1. LICENSE FOR SERVICES / EVALUATOR RESPONSIBILITIES

1.1 During the Term (as defined in Section 2 below) and subject to the terms and conditions of these Evaluation Terms, Synopsys shall provide to Evaluator a limited, non-exclusive, non-transferable license to use and access the Services described in the Service Order (as defined in Section 1.3 below), for Evaluator’s Application(s) and/or API(s) (as defined in Section 1.2) only for Evaluator’s own legal purposes (for clarity, not for resale).

1.2. Definitions.

  1. “Application” or “Applications” means a (i) Web Application, (ii) Source Application and/or (iii) Mobile Application (each as defined below).
  2. “Web Application” means a group of related host names and one set of user login credentials. Evaluator will provide to Synopsys in writing the host names representing the Web Applications to be tested by the Services.
  3. “Source Application” means the smallest single unit of source code in a single environment (e.g. development, staging, production, etc.) in which such source code is housed when scanned by the Services (“Environment”) that can run independently on a server or mobile device, the code base of which does not change more than 20% between Service scans. Synopsys Services for Source Applications are available for the following (but if none of the following are identified in a Service Order then Source Application shall be defined as up to one hundred thousand (100,000) Lines of Code of the Evaluator’s source code):
    • An Extra-Small Source Application less than either 4MB in the size of the uncompressed source code in megabytes as measured by Synopsys based on the average of up to the last 20 scans (“Uncompressed Source File Size”) or 100,000 lines of source code containing any characters (excluding comments and white spaces) as measured by Synopsys based on the average of up to the last 20 scans (“Lines of Code”).
    • A Small Source Application less than either 10MB in Uncompressed File Size or 250,000 Lines of Code.
    • A Medium Source Application less than either 20MB in Uncompressed File Size or 500,000 Lines of Code.
    • A Large Source Application less than either 60MB in Uncompressed File Size or 1,500,000 Lines of Code.
    • An Extra-Large Source Application less than either 120MB in Uncompressed File Size or 3,000,000 Lines of Code.
    • A Double-Extra Large Source Application less than either 200MB in Uncompressed Source File Size or 5,000,000 Lines of Code.
  4. “Mobile Application” means an application that can run on one platform, either iOS or Android, and can be written in either Objective-C for iOS, Java for Android, or in HTML/CSS/Javascript.
  5. “API” means a web service that is accessed via a URL, and is described using the web services description language (WSDL) (limited to simple object access protocol (SOAP) or hypertext transfer protocol (HTTP)) or a representational state transfer (RESTful) API (limited to HTTP).
  6. “Operation” means a discrete function accessed via a combination of its API’s base URL, the Operation’s name, and a request payload.

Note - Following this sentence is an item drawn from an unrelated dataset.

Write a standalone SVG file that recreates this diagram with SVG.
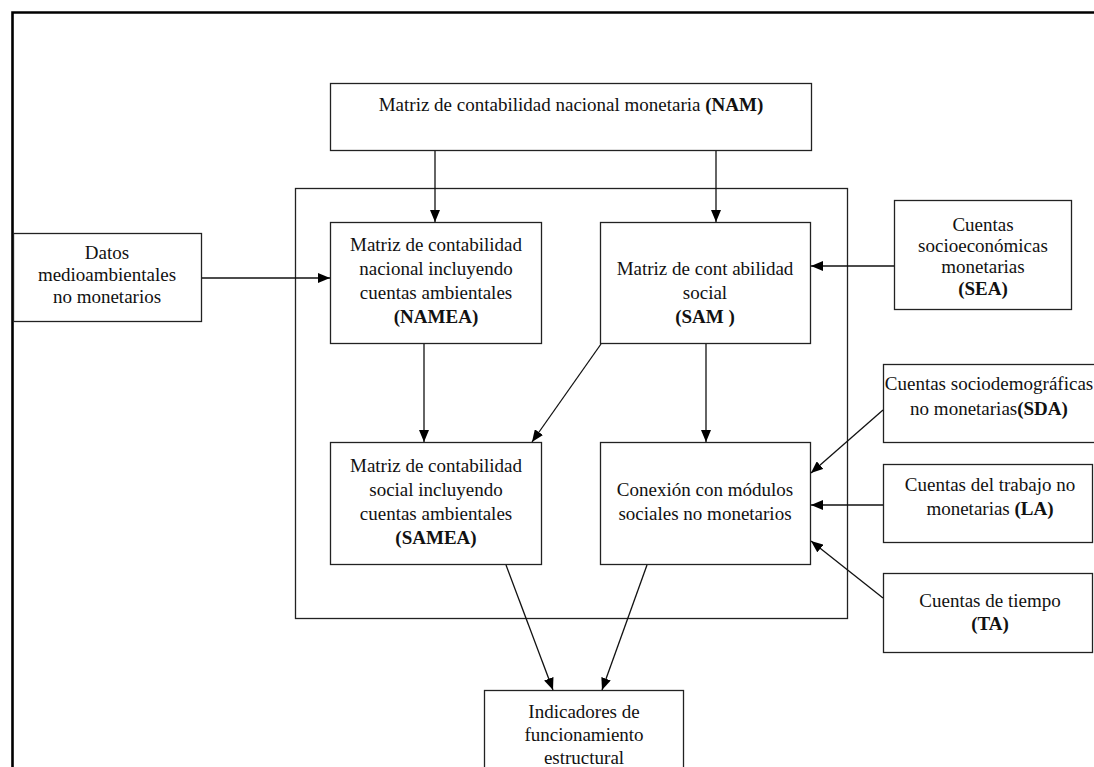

1.3. The Services provided by Synopsys to Evaluator for evaluation may be set forth in an applicable Service Order. For purposes of these Evaluation Terms, a Service Order may be an email confirmation from Synopsys accepting Evaluator’s request or a quote or other order document provided by Synopsys and signed by Evaluator, in all cases describing the Services to be provided and evaluated (a “Service Order”). A Service Order is an integral part of these Evaluation Terms and is fully incorporated herein.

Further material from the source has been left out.